Читаем Религия и социализм. Том I полностью

«Дорогие сограждане! в идеях соц.–демократии содержится новая религия которая в противовес всем данным существующим стремится к тому, чтобы быть воспринятой не только сердцем, но и умом. От других обыкновенных объектов умственной работы соц.–демократия отличается тем, что является откровением человеческого сердца, в виде особой религии. Цель религии, собственно говоря — облегчить истомленное человеческое сердце от скорби земной жизни. До сих пор, однако, она могла добиваться этого лишь путем идеалистическим, прибегая к мечтам, ссылаясь на незримого бога и суля загробную жизнь. Евангелие же настоящего обещает преобразовать, наконец, самым реальным, самым действительным и осязательным образом нашу юдоль скорби и печали».[10]

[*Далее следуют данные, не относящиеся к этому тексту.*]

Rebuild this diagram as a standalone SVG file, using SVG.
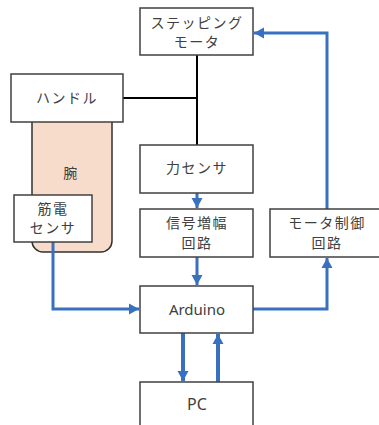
<svg xmlns="http://www.w3.org/2000/svg" width="379" height="425" viewBox="0 0 379 425">
<style>
.box{fill:#fff;stroke:#404040;stroke-width:1.5}
.t{font-family:"Noto Sans CJK JP","Noto Sans",sans-serif;font-size:14px;fill:#404040;text-anchor:middle;letter-spacing:1.5px}
.lt{font-family:"Noto Sans",sans-serif;letter-spacing:0px}
.bl{fill:none;stroke:#000;stroke-width:2}
.bu{fill:none;stroke:#3A70C0;stroke-width:3}
.bu4{fill:none;stroke:#3A70C0;stroke-width:4}
</style>
<defs>
<marker id="ah" markerUnits="userSpaceOnUse" markerWidth="12" markerHeight="12" refX="10" refY="6" orient="auto">
<path d="M0,0.5 L10,6 L0,11.5 Z" fill="#3A70C0"/>
</marker>
</defs>
<rect width="379" height="425" fill="#fff"/>
<g id="arm">
<rect x="32" y="105" width="80" height="147" rx="11" fill="#F8DCCB" stroke="#303030" stroke-width="1.5"/>
<text class="t" x="71" y="178">腕</text>
</g>
<g id="connectors">
<path class="bl" d="M197,55 V145 M123,98 H197"/>
<path class="bu" d="M197,193 V208" marker-end="url(#ah)"/>
<path class="bu" d="M197,257 V285" marker-end="url(#ah)"/>
<path class="bu" d="M53,242 V309 H139" marker-end="url(#ah)"/>
<path class="bu" d="M253,309 H327 V258" marker-end="url(#ah)"/>
<path class="bu" d="M327,209 V33 H254" marker-end="url(#ah)"/>
<path class="bu4" d="M183,333 V381" marker-end="url(#ah)"/>
<path class="bu4" d="M218,382 V334" marker-end="url(#ah)"/>
</g>
<g id="stepping-motor">
<rect class="box" x="140" y="8" width="113" height="47"/>
<text class="t" x="197" y="28">ステッピング</text>
<text class="t" x="197" y="47">モータ</text>
</g>
<g id="handle">
<rect class="box" x="11" y="74" width="112" height="48"/>
<text class="t" x="67" y="103">ハンドル</text>
</g>
<g id="emg">
<rect class="box" x="14" y="195" width="78" height="47"/>
<text class="t" x="53" y="214">筋電</text>
<text class="t" x="53" y="233">センサ</text>
</g>
<g id="force-sensor">
<rect class="box" x="140" y="145" width="113" height="48"/>
<text class="t" x="197" y="173">力センサ</text>
</g>
<g id="amp">
<rect class="box" x="140" y="209" width="113" height="48"/>
<text class="t" x="197" y="228">信号増幅</text>
<text class="t" x="197" y="248">回路</text>
</g>
<g id="motor-control">
<rect class="box" x="270" y="209" width="112" height="48"/>
<text class="t" x="327" y="228">モータ制御</text>
<text class="t" x="327" y="248">回路</text>
</g>
<g id="arduino">
<rect class="box" x="140" y="286" width="113" height="47"/>
<text class="t lt" x="197" y="314.5" style="font-size:15px">Arduino</text>
</g>
<g id="pc">
<rect class="box" x="140" y="382" width="113" height="50"/>
<text class="t lt" x="197" y="410" style="font-size:16px">PC</text>
</g>
</svg>
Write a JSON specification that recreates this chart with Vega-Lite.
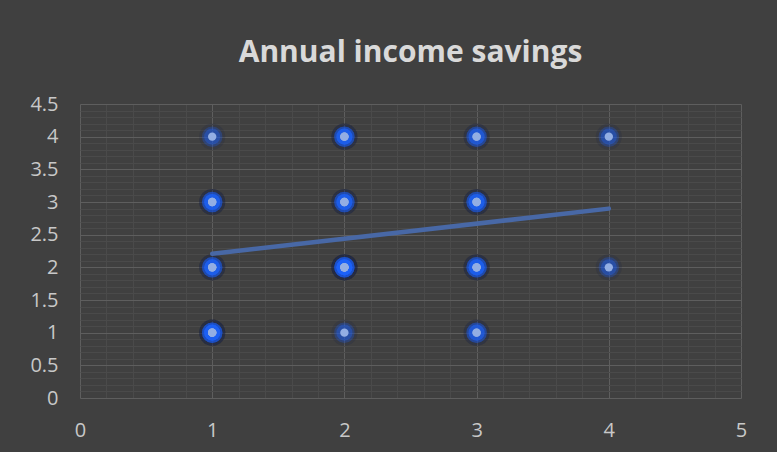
{
  "$schema": "https://vega.github.io/schema/vega-lite/v6.json",
  "width": 661,
  "height": 294,
  "autosize": {"type": "none"},
  "padding": {"left": 80, "top": 104, "right": 36, "bottom": 54},
  "background": "#404040",
  "title": {
    "text": "Annual income savings",
    "font": "Open Sans",
    "fontSize": 30,
    "fontWeight": "bold",
    "color": "#d9d9d9",
    "anchor": "middle",
    "baseline": "alphabetic",
    "offset": 2
  },
  "config": {
    "view": {"stroke": null},
    "axis": {
      "domain": false,
      "ticks": false,
      "labelFont": "Open Sans",
      "labelFontSize": 20,
      "labelColor": "#c8c8c8",
      "labelPadding": 22,
      "labelOverlap": false,
      "labelFlush": false,
      "gridWidth": 1,
      "title": null
    }
  },
  "data": {
    "values": [
      {"x": 1, "y": 1}, {"x": 1, "y": 1}, {"x": 1, "y": 1}, {"x": 1, "y": 1},
      {"x": 1, "y": 2}, {"x": 1, "y": 2}, {"x": 1, "y": 2},
      {"x": 1, "y": 3}, {"x": 1, "y": 3}, {"x": 1, "y": 3},
      {"x": 1, "y": 4},
      {"x": 2, "y": 1},
      {"x": 2, "y": 2}, {"x": 2, "y": 2}, {"x": 2, "y": 2}, {"x": 2, "y": 2}, {"x": 2, "y": 2},
      {"x": 2, "y": 3}, {"x": 2, "y": 3}, {"x": 2, "y": 3},
      {"x": 2, "y": 4}, {"x": 2, "y": 4}, {"x": 2, "y": 4},
      {"x": 3, "y": 1}, {"x": 3, "y": 1},
      {"x": 3, "y": 2}, {"x": 3, "y": 2}, {"x": 3, "y": 2},
      {"x": 3, "y": 3}, {"x": 3, "y": 3}, {"x": 3, "y": 3},
      {"x": 3, "y": 4}, {"x": 3, "y": 4},
      {"x": 4, "y": 2},
      {"x": 4, "y": 4}
    ]
  },
  "encoding": {
    "x": {
      "field": "x",
      "type": "quantitative",
      "scale": {"domain": [0, 5], "nice": false, "zero": false},
      "axis": {
        "values": [0, 0.2, 0.4, 0.6, 0.8, 1, 1.2, 1.4, 1.6, 1.8, 2, 2.2, 2.4, 2.6, 2.8, 3, 3.2, 3.4, 3.6, 3.8, 4, 4.2, 4.4, 4.6, 4.8, 5],
        "labelExpr": "datum.value == round(datum.value) ? '' + datum.value : ''",
        "gridColor": {"condition": {"test": "datum.value == round(datum.value)", "value": "#5e5e5e"}, "value": "#4a4a4a"}
      }
    },
    "y": {
      "field": "y",
      "type": "quantitative",
      "scale": {"domain": [0, 4.5], "nice": false, "zero": false},
      "axis": {
        "values": [0, 0.1, 0.2, 0.3, 0.4, 0.5, 0.6, 0.7, 0.8, 0.9, 1, 1.1, 1.2, 1.3, 1.4, 1.5, 1.6, 1.7, 1.8, 1.9, 2, 2.1, 2.2, 2.3, 2.4, 2.5, 2.6, 2.7, 2.8, 2.9, 3, 3.1, 3.2, 3.3, 3.4, 3.5, 3.6, 3.7, 3.8, 3.9, 4, 4.1, 4.2, 4.3, 4.4, 4.5],
        "labelExpr": "datum.value * 2 == round(datum.value * 2) ? '' + datum.value : ''",
        "gridColor": {"condition": {"test": "datum.value * 2 == round(datum.value * 2)", "value": "#5e5e5e"}, "value": "#4a4a4a"}
      }
    }
  },
  "layer": [
    {"mark": {"type": "circle", "size": 680, "color": "#1a2448", "opacity": 0.2}},
    {"mark": {"type": "circle", "size": 420, "color": "#1c58e8", "opacity": 0.3}},
    {"mark": {"type": "circle", "size": 260, "color": "#1e64ff", "opacity": 0.35}},
    {"mark": {"type": "circle", "size": 70, "color": "#93aee3", "opacity": 1}},
    {
      "transform": [{"regression": "y", "on": "x"}],
      "mark": {"type": "line", "color": "#4868a6", "strokeWidth": 4.5, "strokeCap": "round"}
    }
  ]
}
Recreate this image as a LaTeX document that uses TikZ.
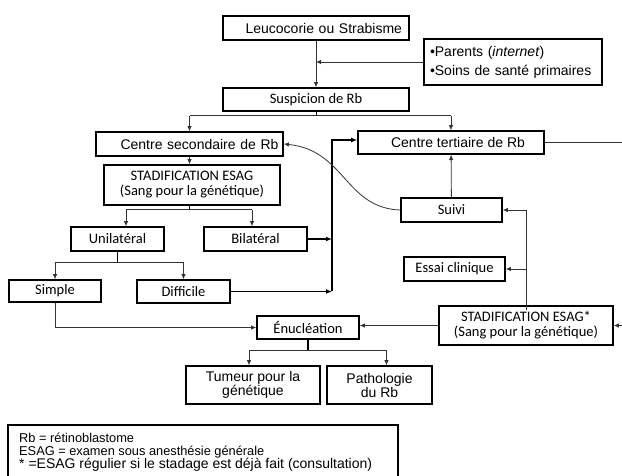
\documentclass[tikz,border=0pt]{standalone}
\usepackage{fontspec}
\setmainfont{Liberation Sans}
\newfontfamily\calibfont{Carlito}
\usetikzlibrary{arrows.meta}

\tikzset{
	box/.style={draw,line width=1.6pt,inner sep=0pt,align=center},
	ar/.style={font=\fontsize{14}{15}\selectfont},
	ca/.style={font=\calibfont\fontsize{14.5}{15}\selectfont},
	link/.style={draw=black!80,line width=0.8pt},
	conn/.style={link,-{Latex[length=5pt,width=4.5pt]}},
	bar/.style={line width=1.6pt},
	bararrow/.style={bar,-{Latex[length=6pt,width=5pt]}}
}

\newcommand{\flowbox}[4]
{
	\node[box,#1] at (#2) (#3) {#4}
}

\begin{document}
\begin{tikzpicture}[x=1pt,y=-1pt]
	\useasboundingbox (0,0) rectangle (622,476);
	
	%%% Entree
	\flowbox{ar,align=right,text width=172pt,inner xsep=7pt,minimum height=24pt}{316,28}{leuco}{Leucocorie ou Strabisme};
	\flowbox{ar,font=\fontsize{14}{19}\selectfont,align=left,text width=166pt,inner xsep=6pt,minimum height=46pt}{513,62}{parents}{\textbullet Parents (\textit{internet})\\\textbullet Soins de santé primaires};
	\flowbox{ca,minimum width=186pt,minimum height=23pt}{316,99.5}{susp}{Suspicion de Rb};
	\draw[conn] (leuco) -- (susp);
	\draw[conn] (parents.west) -- (parents.west -| leuco.south);
	
	%%% Centres
	\flowbox{ar,align=right,text width=178pt,inner xsep=4.5pt,minimum height=24pt}{189.5,144}{csec}{Centre secondaire de Rb};
	\flowbox{ar,minimum width=186pt,minimum height=23pt}{451,142.5}{cter}{\hspace*{14pt}Centre tertiaire de Rb};
	\draw[bar,line width=1pt] (susp.south) -- ++(0,4) coordinate (s0);
	\draw[link,line width=1pt] (s0 -| csec.north) -- (s0 -| cter.north);
	\draw[conn] (s0 -| csec.north) -- (csec.north);
	\draw[conn] (s0 -| cter.north) -- (cter.north);
	
	%%% Centre secondaire
	\flowbox{ca,minimum width=176pt,minimum height=40pt}{192,185}{esag}{STADIFICATION ESAG\\(Sang pour la génétique)};
	\flowbox{ca,minimum width=93pt,minimum height=24pt}{117.5,239}{uni}{Unilatéral};
	\flowbox{ca,minimum width=103pt,minimum height=24pt}{255.5,239}{bil}{Bilatéral};
	\flowbox{ca,minimum width=92pt,minimum height=22pt}{55,291}{simple}{Simple};
	\flowbox{ca,minimum width=93pt,minimum height=23pt}{183.5,291.5}{diff}{Difficile};
	\draw[conn] (csec.south) -- (csec.south |- esag.north);
	
	\coordinate (uniin) at ([xshift=8.5pt]uni.north);
	\coordinate (bilin) at ([xshift=-3.5pt]bil.north);
	\draw[bar] (esag.south -| csec.south) -- ++(0,4) coordinate (s1);
	\draw[link] (uniin |- s1) -- (bilin |- s1);
	\draw[conn] (uniin |- s1) -- (uniin);
	\draw[conn] (bilin |- s1) -- (bilin);
	
	\draw[bar] (uni.south) -- ++(0,11) coordinate (s2);
	\draw[link,line width=1pt] (s2 -| simple.north) -- (s2 -| diff.north);
	\draw[conn] (s2 -| simple.north) -- (simple.north);
	\draw[conn] (s2 -| diff.north) -- (diff.north);
	
	%%% Vers le centre tertiaire
	\coordinate (bus) at (332,140);
	\draw[bararrow] (bil.east) -- (bil.east -| bus);
	\draw[bararrow] (diff.east) -- (diff.east -| bus);
	\draw[bararrow] (diff.east -| bus) -- (bus) -- (bus -| cter.west);
	
	%%% Centre tertiaire
	\flowbox{ca,minimum width=101pt,minimum height=24pt}{451.5,210}{suivi}{Suivi};
	\flowbox{ca,minimum width=101pt,minimum height=24pt}{454.5,269}{essai}{Essai clinique};
	\flowbox{ca,minimum width=174pt,minimum height=39pt}{526,325.5}{esag2}{STADIFICATION ESAG*\\(Sang pour la génétique)};
	\draw[conn] (suivi) -- (cter);
	\draw[conn] ([yshift=-5pt]esag2.north) |- (suivi.east);
	\draw[conn] (esag2.north |- essai.east) -- (essai.east);
	\draw[conn] (suivi.west) .. controls (345,208) and (345,150) .. (csec.east);
	\draw[conn] (cter.east) -- ++(100,0) coordinate (rt) |- (esag2.east);
	
	%%% Enucleation
	\flowbox{ca,minimum width=102pt,minimum height=23pt}{308,327.5}{enuc}{Énucléation};
	\flowbox{ar,font=\fontsize{14}{14}\selectfont,minimum width=134pt,minimum height=38pt}{253,385}{tumeur}{Tumeur pour la\\génétique};
	\flowbox{ar,font=\fontsize{14}{14}\selectfont,minimum width=105pt,minimum height=38pt}{379.5,385}{patho}{Pathologie\\du Rb};
	\draw[conn] (simple.south) |- (enuc.west);
	\draw[conn] (esag2.west) -- (esag2.west -| enuc.east);
	
	\coordinate (tumin) at ([xshift=-4pt]tumeur.north);
	\coordinate (patin) at ([xshift=7pt]patho.north);
	\draw[bar] (enuc.south) -- ++(0,11) coordinate (s3);
	\draw[link,line width=1pt] (tumin |- s3) -- (patin |- s3);
	\draw[conn] (tumin |- s3) -- (tumin);
	\draw[conn] (patin |- s3) -- (patin);
	
	%%% Legende
	\draw[line width=1.6pt] (8,425) rectangle (398,492);
	\node[anchor=north west,align=left,inner sep=0pt,font=\fontsize{12.8}{13}\selectfont] (legend) at (19,433)
		{Rb = rétinoblastome\\ESAG = examen sous anesthésie générale\\\fontsize{14}{13}\selectfont * =ESAG régulier si le stadage est déjà fait (consultation)};
\end{tikzpicture}
\end{document}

Вот категорическое и прекрасное утверждение, под которым мы с радостью подписываемся.

Но Дицген идет дальше, он с не менее категорической резкостью отмечает радикальную перемену в религиозном сознании, радикальное отличие новой религии:

«Если религия сводится к вере в неземные и сверхземные материальные существа и силы, к упованию на богов и духов, то в таком случае демократия вовсе не имеет религии. Место её в демократии занимает сознание бессилия отдельного человека, который для своего усовершенствования нуждается в общественной организации и в силу этого подчинен ей. Культурное человеческое общество — вот высшее существо, в которое мы веруем, наши надежды возлагаются на соц.–демократический строй. Только этот строй реализует любовь, о которой религиозные фантазеры могли лишь до сих пор мечтать. Пусть люди, закоснелые в суеверии и ограниченные, не находящие в себе веры в демократическое развитие общества, переносят свои надежды и свою любовь в «тот мир».[11]

Лучше нельзя выразить основную мысль, которую мы стараемся развить и доказать, и именно по отношению к научному социализму. Таким образом Дицген согласился бы с выводами Плеханова о полной смерти религии, если бы исходил из его определения. Но он очевидно полон сомнения в его пригодности. Он склонен напротив видеть центр тяжести в «сознании бессилия индивида», в вере в высшее начало (для соц.–демократа «общественная организация»), в надежде и любви. Эти элементы Дицген считает присущими и учению соц.–демократии.

Однако, Дицген словно усомнился, не зашел ли он слишком далеко. Словно в угоду воинствующим товарищам–просветителям он ослабил свою позиции и при этом естественно впал в противоречия.

«В неразумном вопле о всеобщности, вечности и неизбежности религии есть нечто законченное. Простое отрицание религии было бы просто русским нигилизмом, — с полным правом выключенным из интернационального обихода. Мы не признаем бессмысленного отрицания: нам смешны «культуркемпферы», так как мы сами намерены бороться за успехи культуры».

Здесь резкое словцо сказано по поводу чистых отрицателей, но дальше Дицген еще свирепее обрушивается в другую сторону:

«Мы признаем в человеке врожденного систематика, говорит он: рабские посредники и глупцы, быть может, потому и наделяют нас религией».

Очень сильно сказано. И так как сам Дицген начал свою лекцию словами: «Дорогие сограждане, в идеях социалдемократии содержится новая религия», — то поверхностный читатель пожалуй спросит: «А вы кто же такой тогда выходите?» Но Дицген под людьми, наделяющими нас религией, разумеет тех, которые, подобно напр. г. Булгакову, стремятся доказать наличность в научном социализме суеверия и метафизки, он разумеет лиц, навязывающих старые формы религии и готовых пользоваться для этого существенным сходством биологического содержания старых религий и научного социализма. Эта мысль Дицгена совершенно ясна из продолжения.

«Мы не признаем слова религия не потому, что отрицаем всякую общность и родственность религиозного и социалдемократического житейского мировоззрения, а для того, чтобы подчеркнуть разницу, чтобы разорвать не только по внешности, но и по внутреннему содержанию, не только по имени, но и на деле с объектом, опошленным попами».

Важно, что Дицген и в этом порыве либрпансерского раскаяния твердо поддерживает идею родственности религиозного и соц.–демократического мировоззрения. Дальше же логика ему изменяет. Действительно не принимать слово религия, значит именно отделаться «по имени» и «по внешности». Можно признать опошленное слово и осветить его новым содержанием. Раз вене опошлено слово «идеал»? — даже слово «материя», слово «социализм»? Слова чисты в чистых устах, и соц.–демократия только выиграет, когда скажет: да, я новая, великая, религиозная сила, и несу с собою религию, которая заменяет все прежние и содержит их в себе в высшей потенции.

Начавши с смелого утверждения, Дицген в последних лекциях словно испугался своей смелости к ущербу для ясности своей концепции.